■ SET TASK: Extract word for word the lines of the listing from its start to the line holding "minimum width=243pt, minimum", both ends kept; pictures are not part of the copy.
========================================
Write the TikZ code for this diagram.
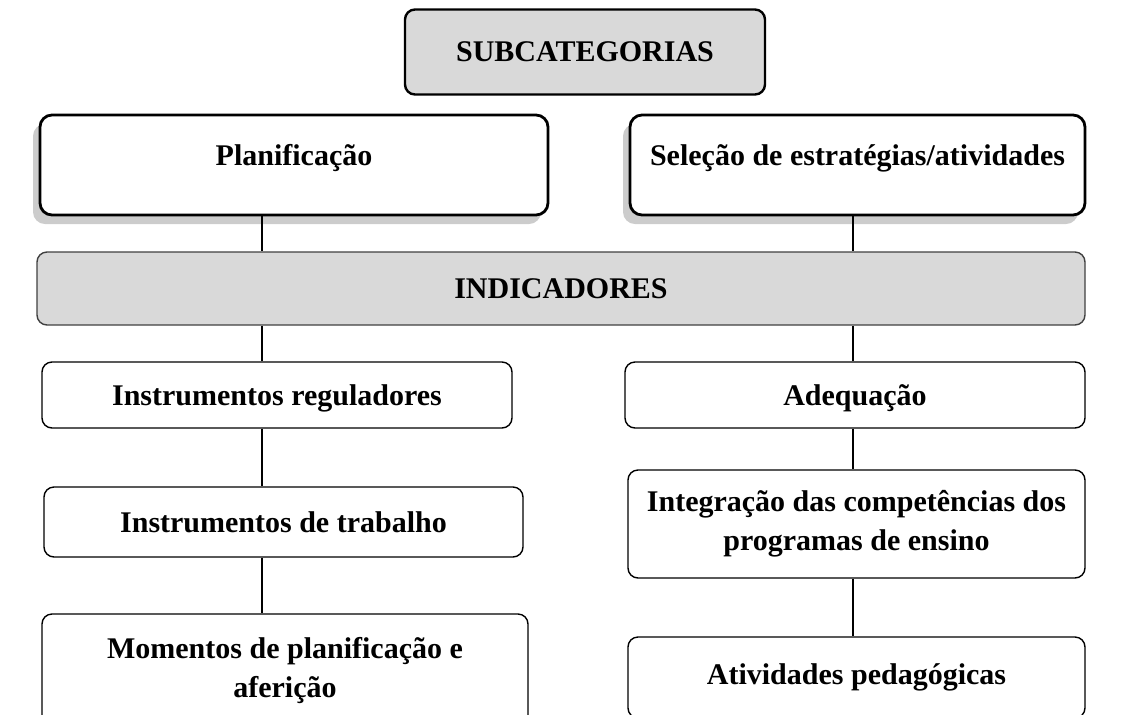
\documentclass[tikz,border=0pt]{standalone}
\usepackage{fontspec}
\setmainfont{Liberation Serif}
\usetikzlibrary{shadows}

\begin{document}
\begin{tikzpicture}[
    x=0.5pt, y=-0.5pt,
    headbox/.style={rectangle, draw, line width=1.2pt, rounded corners=5pt, fill=black!15, font=\fontsize{15}{19}\selectfont\bfseries},
    subcat/.style={rectangle, draw, line width=1.4pt, rounded corners=6pt, fill=white, minimum width=254pt, minimum height=50pt, text height=11pt, text depth=11pt, font=\fontsize{15}{19}\selectfont\bfseries, drop shadow={shadow xshift=-3.5pt, shadow yshift=-4.5pt, fill=black!40}},
    indbox/.style={rectangle, draw=black!75, line width=0.7pt, rounded corners=5pt, fill=black!15, font=\fontsize{15}{19}\selectfont\bfseries},
    item/.style={rectangle, draw, line width=0.7pt, rounded corners=5pt, fill=white, align=center, font=\fontsize{15}{19.5}\selectfont\bfseries},
    lowtext/.style={text height=14pt, text depth=4pt},
    link/.style={line width=1.3pt}
]
\useasboundingbox (0,0) rectangle (1132,714);
\clip (0,0) rectangle (1132,714);

% Header
\node[headbox, minimum width=180pt, minimum height=42.5pt] (subcategorias) at (585,52) {SUBCATEGORIAS};

% Subcategories
\node[subcat] (planificacao) at (294,165) {Planificação};
\node[subcat, minimum width=227.5pt] (selecao) at (857.5,165) {Seleção de estratégias/atividades};

% Indicators bar
\node[indbox, minimum width=524pt, minimum height=36.5pt] (indicadores) at (561,288.5) {INDICADORES};

% Left column
\node[item, lowtext, minimum width=235pt, minimum height=33pt] (reguladores) at (277,395) {Instrumentos reguladores};
\node[item, minimum width=239.5pt, minimum height=35pt] (trabalho) at (283.5,522) {Instrumentos de trabalho};
\node[item, minimum width=243pt, minimum height=57pt] (momentos) at (285,671) {Momentos de planificação e\\aferição};

% Right column
\node[item, lowtext, minimum width=230pt, minimum height=33pt] (adequacao) at (855,395) {Adequação};
\node[item, minimum width=228.5pt, minimum height=54pt] (integracao) at (856.5,524) {Integração das competências dos\\programas de ensino};
\node[item, minimum width=228.5pt, minimum height=40.5pt] (atividades) at (856.5,677.5) {Atividades pedagógicas};

% Connectors
\coordinate (colL) at (262,0);
\coordinate (colR) at (853,0);
\draw[link] (planificacao.south -| colL) -- (indicadores.north -| colL);
\draw[link] (selecao.south -| colR) -- (indicadores.north -| colR);
\draw[link] (indicadores.south -| colL) -- (reguladores.north -| colL);
\draw[link] (reguladores.south -| colL) -- (trabalho.north -| colL);
\draw[link] (trabalho.south -| colL) -- (momentos.north -| colL);
\draw[link] (indicadores.south -| colR) -- (adequacao.north -| colR);
\draw[link] (adequacao.south -| colR) -- (integracao.north -| colR);
\draw[link] (integracao.south -| colR) -- (atividades.north -| colR);

\end{tikzpicture}
\end{document}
========================================
■ RESPONSE FOR THIS EXERCISE:
Write the TikZ code for this diagram.
\documentclass[tikz,border=0pt]{standalone}
\usepackage{fontspec}
\setmainfont{Liberation Serif}
\usetikzlibrary{shadows}

\begin{document}
\begin{tikzpicture}[
    x=0.5pt, y=-0.5pt,
    headbox/.style={rectangle, draw, line width=1.2pt, rounded corners=5pt, fill=black!15, font=\fontsize{15}{19}\selectfont\bfseries},
    subcat/.style={rectangle, draw, line width=1.4pt, rounded corners=6pt, fill=white, minimum width=254pt, minimum height=50pt, text height=11pt, text depth=11pt, font=\fontsize{15}{19}\selectfont\bfseries, drop shadow={shadow xshift=-3.5pt, shadow yshift=-4.5pt, fill=black!40}},
    indbox/.style={rectangle, draw=black!75, line width=0.7pt, rounded corners=5pt, fill=black!15, font=\fontsize{15}{19}\selectfont\bfseries},
    item/.style={rectangle, draw, line width=0.7pt, rounded corners=5pt, fill=white, align=center, font=\fontsize{15}{19.5}\selectfont\bfseries},
    lowtext/.style={text height=14pt, text depth=4pt},
    link/.style={line width=1.3pt}
]
\useasboundingbox (0,0) rectangle (1132,714);
\clip (0,0) rectangle (1132,714);

% Header
\node[headbox, minimum width=180pt, minimum height=42.5pt] (subcategorias) at (585,52) {SUBCATEGORIAS};

% Subcategories
\node[subcat] (planificacao) at (294,165) {Planificação};
\node[subcat, minimum width=227.5pt] (selecao) at (857.5,165) {Seleção de estratégias/atividades};

% Indicators bar
\node[indbox, minimum width=524pt, minimum height=36.5pt] (indicadores) at (561,288.5) {INDICADORES};

% Left column
\node[item, lowtext, minimum width=235pt, minimum height=33pt] (reguladores) at (277,395) {Instrumentos reguladores};
\node[item, minimum width=239.5pt, minimum height=35pt] (trabalho) at (283.5,522) {Instrumentos de trabalho};
\node[item, minimum width=243pt, minimum height=57pt] (momentos) at (285,671) {Momentos de planificação e\\aferição};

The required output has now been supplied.